Pengalaman pertama Samsidar melakukan pendampingan saat terlibat dalam projek pengembangan kebun kopi pada tahun 90an, kerja sama Indonesia dan Belanda. Setelah projek selesai, ia bersama para perempuan dampingan mendirikan credit union. Dalam kerja-kerja itu, ia terus bergerak untuk memberikan dampingan kepada perempuan. Di sela-sela aktivitasnya itu, ia sempat menjadi dosen.
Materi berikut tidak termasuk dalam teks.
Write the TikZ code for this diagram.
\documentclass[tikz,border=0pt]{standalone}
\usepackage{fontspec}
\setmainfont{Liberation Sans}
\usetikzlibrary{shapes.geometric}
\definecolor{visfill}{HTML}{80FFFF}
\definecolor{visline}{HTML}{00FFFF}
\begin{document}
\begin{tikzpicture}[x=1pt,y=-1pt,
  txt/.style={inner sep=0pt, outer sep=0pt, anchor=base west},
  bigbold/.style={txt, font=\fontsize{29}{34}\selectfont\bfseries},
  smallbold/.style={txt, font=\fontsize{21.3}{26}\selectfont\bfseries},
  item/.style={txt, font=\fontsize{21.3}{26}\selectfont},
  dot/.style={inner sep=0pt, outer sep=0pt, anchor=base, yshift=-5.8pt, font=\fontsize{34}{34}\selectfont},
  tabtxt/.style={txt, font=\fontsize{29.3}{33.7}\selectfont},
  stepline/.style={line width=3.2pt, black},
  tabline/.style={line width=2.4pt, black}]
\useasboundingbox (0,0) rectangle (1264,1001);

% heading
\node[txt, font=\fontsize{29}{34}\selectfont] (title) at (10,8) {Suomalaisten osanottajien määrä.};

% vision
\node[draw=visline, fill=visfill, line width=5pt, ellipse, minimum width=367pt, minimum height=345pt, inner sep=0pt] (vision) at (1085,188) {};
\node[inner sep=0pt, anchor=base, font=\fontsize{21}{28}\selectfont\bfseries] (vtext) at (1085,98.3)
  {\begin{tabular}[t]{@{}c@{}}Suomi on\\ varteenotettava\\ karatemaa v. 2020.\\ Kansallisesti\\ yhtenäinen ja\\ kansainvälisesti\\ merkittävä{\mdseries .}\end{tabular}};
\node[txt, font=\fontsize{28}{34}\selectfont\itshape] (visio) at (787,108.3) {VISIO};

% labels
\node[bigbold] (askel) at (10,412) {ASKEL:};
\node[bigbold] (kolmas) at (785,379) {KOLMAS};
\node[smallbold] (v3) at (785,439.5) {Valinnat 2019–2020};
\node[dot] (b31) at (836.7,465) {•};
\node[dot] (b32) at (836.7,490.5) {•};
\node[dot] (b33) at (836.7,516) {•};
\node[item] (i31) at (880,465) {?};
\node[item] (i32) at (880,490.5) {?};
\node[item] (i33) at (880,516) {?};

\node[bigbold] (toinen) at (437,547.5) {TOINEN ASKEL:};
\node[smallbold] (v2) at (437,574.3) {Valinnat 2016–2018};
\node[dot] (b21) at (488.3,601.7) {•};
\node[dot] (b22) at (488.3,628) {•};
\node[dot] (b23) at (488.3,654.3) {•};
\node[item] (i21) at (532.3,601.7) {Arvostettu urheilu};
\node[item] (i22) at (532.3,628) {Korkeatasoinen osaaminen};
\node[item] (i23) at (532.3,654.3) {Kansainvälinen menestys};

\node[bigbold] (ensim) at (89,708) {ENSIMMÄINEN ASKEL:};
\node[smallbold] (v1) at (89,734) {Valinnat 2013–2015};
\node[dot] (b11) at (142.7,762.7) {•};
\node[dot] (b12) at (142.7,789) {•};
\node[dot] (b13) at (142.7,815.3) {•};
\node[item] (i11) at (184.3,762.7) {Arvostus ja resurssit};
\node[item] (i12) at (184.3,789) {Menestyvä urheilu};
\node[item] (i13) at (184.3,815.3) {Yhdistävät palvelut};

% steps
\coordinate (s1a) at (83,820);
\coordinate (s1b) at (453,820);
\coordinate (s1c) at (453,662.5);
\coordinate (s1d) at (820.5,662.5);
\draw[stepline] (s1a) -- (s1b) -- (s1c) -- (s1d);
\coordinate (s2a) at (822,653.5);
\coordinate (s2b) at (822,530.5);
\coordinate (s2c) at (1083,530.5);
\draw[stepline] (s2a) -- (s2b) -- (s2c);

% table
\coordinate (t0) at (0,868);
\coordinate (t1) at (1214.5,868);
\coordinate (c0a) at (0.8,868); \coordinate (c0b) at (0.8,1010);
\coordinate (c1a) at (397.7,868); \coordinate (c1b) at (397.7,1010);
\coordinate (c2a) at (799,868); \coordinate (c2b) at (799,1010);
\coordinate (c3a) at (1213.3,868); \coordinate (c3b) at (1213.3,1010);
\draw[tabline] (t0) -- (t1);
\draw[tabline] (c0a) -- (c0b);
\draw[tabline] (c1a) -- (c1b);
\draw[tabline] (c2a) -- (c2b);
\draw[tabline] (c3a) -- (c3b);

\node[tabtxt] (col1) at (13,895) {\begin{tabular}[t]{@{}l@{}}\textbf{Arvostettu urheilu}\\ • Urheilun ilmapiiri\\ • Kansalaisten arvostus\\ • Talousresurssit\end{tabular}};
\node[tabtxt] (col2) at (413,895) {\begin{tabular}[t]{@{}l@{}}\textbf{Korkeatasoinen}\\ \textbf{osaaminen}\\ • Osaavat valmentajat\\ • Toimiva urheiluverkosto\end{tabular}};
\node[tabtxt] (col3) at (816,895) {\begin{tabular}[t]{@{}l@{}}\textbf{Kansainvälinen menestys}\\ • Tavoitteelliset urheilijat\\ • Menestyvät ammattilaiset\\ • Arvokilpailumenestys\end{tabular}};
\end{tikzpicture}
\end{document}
Pada tahun 1998, Samsidar berpindah ke Jakarta karena ia menjabat sebagai Komisioner Komnas Perempuan. Saat ini Samsidar menjadi pengurus di beberapa organisasi, di antaranya di Pesada; Rukun Bestari—bersama Kamala Candrakirana dan Andi Yentriyani; Yayasan Keadilan dan Perdamaian; dan Asia Justice and Right Indonesia. Dan secara spesifik memiliki perhatian yang besar pada isu Hak Asasi Manusia, hak perempuan, dan pluralisme—toleransi dan keberagaman
Tokoh dan Keulamaan Perempuan
Samsidar menjelaskan filosofi dari credit union. Menurut Samsidar, credit union harus dimulai dengan pendidikan, berjalan dengan pendidikan, dan diawasi dengan pendidikan. Tujuan utama credit union bukanlah menghimpun modal. Dalam credit union yang dikelola Samsidar, uang dipinjamkan untuk kebutuhan ekonomi dan nonekonomi, termasuk ada pinjaman khusus untuk perempuan yang sakit, melahirkan, dan untuk anak-anak melanjutkan sekolah. Sederhananya, credit union adalah dari mereka dan untuk mereka.
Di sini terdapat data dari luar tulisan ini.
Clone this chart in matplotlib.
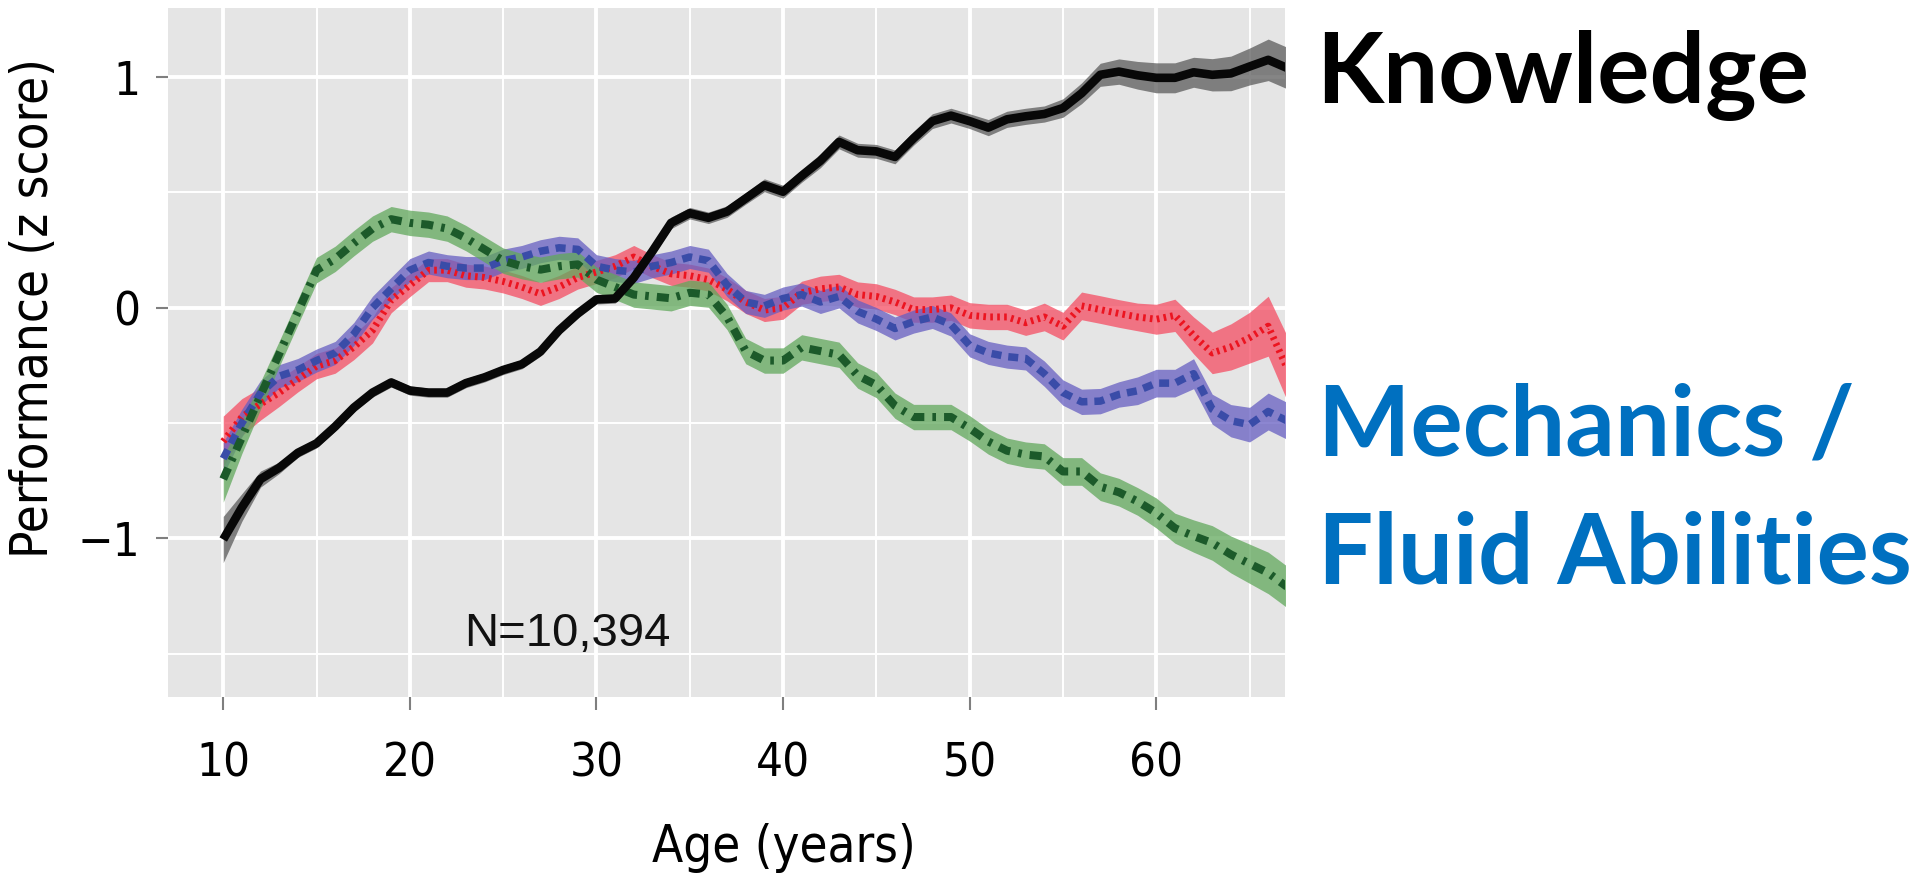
import matplotlib
matplotlib.use("Agg")
import matplotlib.pyplot as plt
from matplotlib import font_manager as fm
import numpy as np

# ---------------- data ----------------
ages = list(range(10, 68))

knowledge = [-1.005, -0.866, -0.743, -0.694, -0.629, -0.588, -0.515, -0.433, -0.368, -0.324,
             -0.359, -0.368, -0.368, -0.327, -0.302, -0.270, -0.245, -0.190, -0.098, -0.025,
             0.036, 0.040, 0.130, 0.245, 0.368, 0.410, 0.390, 0.417, 0.474, 0.531,
             0.503, 0.572, 0.637, 0.719, 0.683, 0.678, 0.654, 0.735, 0.809, 0.833,
             0.809, 0.781, 0.817, 0.830, 0.840, 0.866, 0.930, 1.010, 1.024, 1.008,
             0.997, 0.997, 1.021, 1.010, 1.016, 1.046, 1.075, 1.040]
knowledge_ci = [0.10, 0.06, 0.035, 0.025, 0.02, 0.02, 0.02, 0.02, 0.02, 0.02,
                0.02, 0.02, 0.02, 0.02, 0.02, 0.02, 0.02, 0.02, 0.02, 0.02,
                0.02, 0.02, 0.02, 0.025, 0.025, 0.025, 0.025, 0.025, 0.025, 0.028,
                0.028, 0.028, 0.03, 0.03, 0.03, 0.03, 0.03, 0.03, 0.032, 0.032,
                0.032, 0.035, 0.035, 0.035, 0.035, 0.04, 0.045, 0.05, 0.055, 0.06,
                0.065, 0.065, 0.065, 0.07, 0.075, 0.08, 0.09, 0.09]

reasoning = [-0.580, -0.474, -0.417, -0.368, -0.310, -0.253, -0.229, -0.170, -0.098, 0.033,
             0.098, 0.163, 0.163, 0.139, 0.131, 0.114, 0.090, 0.060, 0.090, 0.131,
             0.155, 0.180, 0.220, 0.180, 0.147, 0.139, 0.122, 0.080, 0.025, -0.010,
             0.000, 0.065, 0.082, 0.090, 0.057, 0.049, 0.025, -0.008, -0.008, 0.000,
             -0.033, -0.040, -0.040, -0.065, -0.040, -0.080, 0.008, -0.008, -0.025, -0.040,
             -0.050, -0.033, -0.120, -0.196, -0.170, -0.130, -0.080, -0.260]
reasoning_ci = [0.11, 0.08, 0.07, 0.06, 0.055, 0.055, 0.055, 0.055, 0.055, 0.055,
                0.05, 0.05, 0.05, 0.05, 0.05, 0.05, 0.05, 0.05, 0.05, 0.05,
                0.05, 0.05, 0.05, 0.05, 0.05, 0.05, 0.05, 0.05, 0.05, 0.05,
                0.05, 0.05, 0.055, 0.055, 0.055, 0.055, 0.055, 0.055, 0.055, 0.055,
                0.055, 0.055, 0.055, 0.055, 0.06, 0.06, 0.06, 0.06, 0.06, 0.06,
                0.065, 0.07, 0.08, 0.09, 0.10, 0.11, 0.13, 0.14]

memory = [-0.654, -0.500, -0.370, -0.297, -0.270, -0.229, -0.196, -0.114, 0.000, 0.082,
          0.163, 0.196, 0.180, 0.172, 0.172, 0.204, 0.220, 0.245, 0.260, 0.253,
          0.180, 0.163, 0.155, 0.180, 0.196, 0.220, 0.204, 0.098, 0.025, 0.008,
          0.040, 0.057, 0.025, 0.049, -0.016, -0.049, -0.090, -0.060, -0.040, -0.073,
          -0.163, -0.196, -0.212, -0.220, -0.286, -0.368, -0.408, -0.405, -0.376, -0.360,
          -0.327, -0.327, -0.286, -0.440, -0.490, -0.507, -0.450, -0.490]
memory_ci = [0.07, 0.06, 0.055, 0.05, 0.05, 0.05, 0.05, 0.05, 0.05, 0.05,
             0.05, 0.05, 0.05, 0.05, 0.05, 0.05, 0.05, 0.05, 0.05, 0.05,
             0.05, 0.05, 0.05, 0.05, 0.05, 0.05, 0.05, 0.05, 0.05, 0.05,
             0.05, 0.05, 0.05, 0.05, 0.05, 0.05, 0.05, 0.05, 0.05, 0.05,
             0.05, 0.05, 0.05, 0.05, 0.055, 0.055, 0.055, 0.055, 0.055, 0.06,
             0.06, 0.06, 0.065, 0.065, 0.07, 0.075, 0.08, 0.08]

speed = [-0.743, -0.562, -0.380, -0.200, -0.018, 0.163, 0.212, 0.280, 0.343, 0.384,
         0.368, 0.360, 0.343, 0.302, 0.253, 0.204, 0.180, 0.165, 0.180, 0.188,
         0.122, 0.090, 0.057, 0.049, 0.041, 0.065, 0.057, -0.040, -0.188, -0.229,
         -0.229, -0.172, -0.188, -0.204, -0.294, -0.335, -0.425, -0.474, -0.474, -0.474,
         -0.523, -0.580, -0.620, -0.637, -0.645, -0.710, -0.710, -0.776, -0.800, -0.840,
         -0.890, -0.956, -0.990, -1.020, -1.070, -1.110, -1.150, -1.210]
speed_ci = [0.10, 0.07, 0.06, 0.055, 0.055, 0.055, 0.055, 0.055, 0.055, 0.055,
            0.055, 0.055, 0.055, 0.055, 0.055, 0.055, 0.055, 0.055, 0.055, 0.055,
            0.055, 0.055, 0.055, 0.055, 0.055, 0.055, 0.055, 0.055, 0.055, 0.055,
            0.055, 0.055, 0.055, 0.055, 0.055, 0.055, 0.055, 0.055, 0.055, 0.055,
            0.055, 0.055, 0.055, 0.055, 0.055, 0.06, 0.06, 0.06, 0.06, 0.06,
            0.065, 0.065, 0.07, 0.075, 0.08, 0.085, 0.09, 0.09]

x_ticks = [10, 20, 30, 40, 50, 60]
y_ticks = [-1, 0, 1]
y_tick_labels = ["\u22121", "0", "1"]
sample_note = "N=10,394"
x_title = "Age (years)"
y_title = "Performance (z score)"
label_knowledge = "Knowledge"
label_fluid_1 = "Mechanics /"
label_fluid_2 = "Fluid Abilities"

# ---------------- condensed font lookup ----------------
def find_condensed():
    regular = [f for f in fm.fontManager.ttflist
               if f.style == "normal" and f.weight in (400, "normal", "regular")]
    for want in ("Liberation Sans Narrow", "DejaVu Sans Condensed"):
        for f in regular:
            if f.name == want or want.replace(" ", "") in str(f.fname).replace(" ", ""):
                return f
    for f in regular:
        nm = f.name + " " + str(f.fname)
        if "Narrow" in nm or "Condensed" in nm:
            return f
    return None

cond = find_condensed()
if cond is not None:
    is_narrow = "Narrow" in (cond.name + str(cond.fname))
    tick_size = 37 if is_narrow else 34
    title_size = 40 if is_narrow else 36.5
    tick_fp = fm.FontProperties(fname=cond.fname, size=tick_size)
    title_fp = fm.FontProperties(fname=cond.fname, size=title_size)
else:
    tick_fp = fm.FontProperties(family=["Liberation Sans", "DejaVu Sans"], size=31)
    title_fp = fm.FontProperties(family=["Liberation Sans", "DejaVu Sans"], size=33)

# ---------------- figure ----------------
W, H = 1917, 876
fig = plt.figure(figsize=(W / 100, H / 100), dpi=100)
ax = fig.add_axes([168 / W, 1 - 697 / H, (1285 - 168) / W, (697 - 8.4) / H])
ax.set_facecolor("#E5E5E5")
for s in ax.spines.values():
    s.set_visible(False)

ax.set_xlim(7.04, 66.9)
ax.set_ylim(-1.688, 1.298)

ax.set_xticks(x_ticks)
ax.set_xticks([15, 25, 35, 45, 55, 65], minor=True)
ax.set_yticks(y_ticks)
ax.set_yticks([-1.5, -0.5, 0.5], minor=True)
ax.grid(which="major", color="white", linewidth=2.8)
ax.grid(which="minor", color="white", linewidth=1.4)
ax.set_axisbelow(True)

ax.set_yticklabels(y_tick_labels)
ax.set_xticklabels([str(v) for v in x_ticks])
for lab in ax.get_xticklabels() + ax.get_yticklabels():
    lab.set_fontproperties(tick_fp)
ax.tick_params(which="major", length=9, width=1.5, color="#7F7F7F")
ax.tick_params(axis="x", which="major", pad=23)
ax.tick_params(axis="y", which="major", pad=11)
ax.tick_params(which="minor", length=0)

x = np.array(ages)
series = [
    (knowledge, knowledge_ci, (0.36, 0.36, 0.36), "#080808", "-", 6.2),
    (reasoning, reasoning_ci, (0.96, 0.30, 0.39), "#EC1420", (0, (0.38, 0.62)), 5.0),
    (memory, memory_ci, (0.40, 0.37, 0.76), "#3A4CA8", (0, (1.33, 0.93)), 5.4),
    (speed, speed_ci, (0.38, 0.66, 0.36), "#1C5A2A", (0, (1.5, 1.0, 0.45, 1.0)), 5.8),
]
for vals, ci, band, lc, ls, lw in series:
    v = np.array(vals)
    c = np.array(ci)
    ax.fill_between(x, v - c, v + c, color=band, alpha=0.75, linewidth=0, zorder=2)
for vals, ci, band, lc, ls, lw in series[1:] + series[:1]:
    ax.plot(x, vals, color=lc, linestyle=ls, linewidth=lw, zorder=3,
            dash_capstyle="butt", solid_joinstyle="round", solid_capstyle="butt")

ax.text(22.9, -1.466, sample_note, fontsize=34, family=["Liberation Sans", "DejaVu Sans"],
        ha="left", va="baseline", color="#111111")

# axis titles
fig.text(34 / W, 1 - 308.5 / H, y_title, rotation=90, ha="center", va="center",
         fontproperties=title_fp)
fig.text(784 / W, 1 - 862 / H, x_title, ha="center", va="baseline",
         fontproperties=title_fp)

# right-hand labels
big_font = ["Lato", "DejaVu Sans"]
fig.text(1316 / W, 1 - 103 / H, label_knowledge, ha="left", va="baseline", fontsize=70.5,
         fontweight="bold", family=big_font, color="black")
fig.text(1318 / W, 1 - 455 / H, label_fluid_1, ha="left", va="baseline", fontsize=70.5,
         fontweight="bold", family=big_font, color="#0070C0")
fig.text(1318 / W, 1 - 583 / H, label_fluid_2, ha="left", va="baseline", fontsize=70.5,
         fontweight="bold", family=big_font, color="#0070C0")

fig.savefig("out.png", dpi=100)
Credit union yang dibentuk oleh Samsidar tak seperti koperasi pada umumnya yang hanya melakukan transaksi ekonomi. lebih dari itu, Samsidar bersama para anggota credit union menyelenggarakan berbagai kegiatan dan diskusi. Credit union itu kemudian berkembang menjadi sebuah Yayasan bernama Yayasan Pemberdayaan Perempuan, tetapi berubah menjadi Yayasan Pemberdayaan Wanita setelah didaftarkan di notaris. Pada masa itu, tidak mudah bagi organisasi mendapatkan legalitas satu lembaga. Samsidar sampai harus menjalani semacam wawancara di tingkat provinsi. Samsidar mengatakan bahwa sebetulnya credit union digunakan sebagai tameng supaya aman dari ancaman militer dalam melakukan advokasi dan pendampingan terhadap perempuan.
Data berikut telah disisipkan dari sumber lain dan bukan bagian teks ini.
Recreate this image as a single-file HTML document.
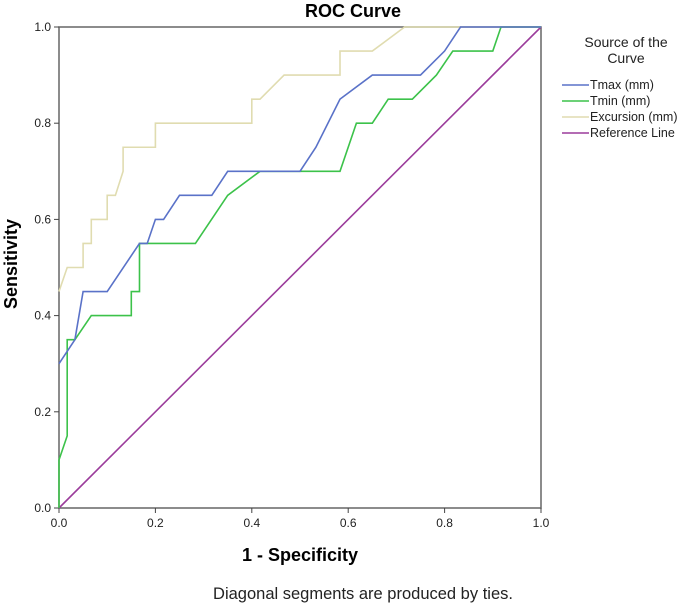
<!DOCTYPE html>
<html><head><meta charset="utf-8"><style>
body{margin:0;background:#fff;width:685px;height:605px;overflow:hidden}
text{font-family:"Liberation Sans",sans-serif}
</style></head><body>
<svg id="c" width="685" height="605" xmlns="http://www.w3.org/2000/svg">
<text x="305" y="17" font-size="18" font-weight="bold">ROC Curve</text>
<g id="plot"></g>
<text x="300" y="561" text-anchor="middle" font-size="18" font-weight="bold">1 - Specificity</text>
<text transform="translate(17,264) rotate(-90)" text-anchor="middle" font-size="18" font-weight="bold">Sensitivity</text>
<text x="363" y="599" text-anchor="middle" font-size="16.5" fill="#222">Diagonal segments are produced by ties.</text>
<g>
<text x="626" y="47" text-anchor="middle" font-size="14" fill="#222">Source of the</text>
<text x="626" y="63" text-anchor="middle" font-size="14" fill="#222">Curve</text>
<g id="leg"></g>
</g>
</svg>
<script>
const seriesNames=["Tmax (mm)","Tmin (mm)","Excursion (mm)","Reference Line"];
const seriesColors=["#5a72c8","#3cc24a","#e0dcb0","#9b3c9b"];
const tmaxX=[0,0.033,0.05,0.1,0.167,0.183,0.2,0.217,0.25,0.317,0.35,0.5,0.533,0.583,0.65,0.75,0.8,0.833,1];
const tmaxY=[0.3,0.35,0.45,0.45,0.55,0.55,0.6,0.6,0.65,0.65,0.7,0.7,0.75,0.85,0.9,0.9,0.95,1,1];
const tminX=[0,0,0.017,0.017,0.033,0.067,0.15,0.15,0.167,0.167,0.283,0.35,0.417,0.583,0.617,0.65,0.683,0.733,0.783,0.817,0.9,0.917,1];
const tminY=[0,0.1,0.15,0.35,0.35,0.4,0.4,0.45,0.45,0.55,0.55,0.65,0.7,0.7,0.8,0.8,0.85,0.85,0.9,0.95,0.95,1,1];
const excX=[0,0.017,0.05,0.05,0.067,0.067,0.1,0.1,0.117,0.133,0.133,0.2,0.2,0.4,0.4,0.417,0.467,0.583,0.583,0.65,0.717,1];
const excY=[0.45,0.5,0.5,0.55,0.55,0.6,0.6,0.65,0.65,0.7,0.75,0.75,0.8,0.8,0.85,0.85,0.9,0.9,0.95,0.95,1,1];
const refX=[0,1];
const refY=[0,1];
const ticks=[0,0.2,0.4,0.6,0.8,1.0];
const tickLabels=["0.0","0.2","0.4","0.6","0.8","1.0"];
const X0=59,X1=541,Y0=508,Y1=27;
const sx=v=>X0+v*(X1-X0), sy=v=>Y0-v*(Y0-Y1);
const NS="http://www.w3.org/2000/svg";
const plot=document.getElementById('plot');
function mk(t,a,p){const e=document.createElementNS(NS,t);for(const k in a)e.setAttribute(k,a[k]);(p||plot).appendChild(e);return e;}
const frame=mk('rect',{x:X0,y:Y1,width:X1-X0,height:Y0-Y1,fill:'#fff',stroke:'#666','stroke-width':1.5});


ticks.forEach((t,i)=>{
 const a=mk('line',{x1:sx(t),x2:sx(t),y1:Y0,y2:Y0+5,stroke:'#444','stroke-width':1});
 
 
 const b=mk('line',{x1:X0-5,x2:X0,y1:sy(t),y2:sy(t),stroke:'#444','stroke-width':1});
 
 
 const tx=mk('text',{x:sx(t),y:Y0+19,'text-anchor':'middle','font-size':12,fill:'#222'});tx.textContent=tickLabels[i];
 
 
 const ty=mk('text',{x:X0-8,y:sy(t)+4,'text-anchor':'end','font-size':12,fill:'#222'});ty.textContent=tickLabels[i];
 
 
});
const data=[[tmaxX,tmaxY],[tminX,tminY],[excX,excY],[refX,refY]];
const names=['tmax-curve','tmin-curve','excursion-curve','reference-line'];
[3,2,1,0].forEach(i=>{
 const [xs,ys]=data[i];
 const p=mk('polyline',{points:xs.map((x,j)=>sx(x)+','+sy(ys[j])).join(' '),fill:'none',stroke:seriesColors[i],'stroke-width':1.6});
 
 
});
const leg=document.getElementById('leg');
const rows=[85,101,117,133];
seriesNames.forEach((n,i)=>{
 const l=mk('line',{x1:562,x2:589,y1:rows[i],y2:rows[i],stroke:seriesColors[i],'stroke-width':1.6},leg);
 
 
 const t=mk('text',{x:590,y:rows[i]+4,'font-size':12.5,fill:'#222'},leg);t.textContent=n;
 
 
});
</script>
</body></html>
Dari perjuangan bersama para perempuan dampingan dalam membuat koperasi itu, Samsidar menyadari bahwa perempuan memiliki potensi dan kekuatan yang besar jika diberi kesempatan. Desa di mana mereka tinggal menjadi lebih berkembang berkat adanya koperasi. Para laki-laki yang awalnya tak mendukung kegiatan koperasi lambat laun mulai terlibat dan mendukung apa yang telah dilakukan oleh para perempuan. Karena masih dalam situasi konflik, berkali-kali koperasi mereka diintai oleh aparat, dan para perempuan tak gentar untuk membuka kembali koperasinya, jika izinnya tiba-tiba dicabut. Pada saat itu, Samsidar juga mulai memperkenalkan pentingnya pengetahuan tentang kesehatan reproduksi.
Sekitar tahun 1996, Samsidar secara mandiri mulai melakukan investigasi mengenai kasus kekerasan seksual terhadap perempuan di daerah Aceh Pidie, Aceh Utara, dan Aceh Timur. Pada saat itu belum banyak aktivis HAM atau aktivis perempuan. Samsidar melakukan investigasi itu karena panggilan kemanusiaan. Berkali-kali ia diinterogasi dan diperdengarkan siksaan, tetapi itu tak pernah menyurutkan niat dan kerja-kerja Samsidar.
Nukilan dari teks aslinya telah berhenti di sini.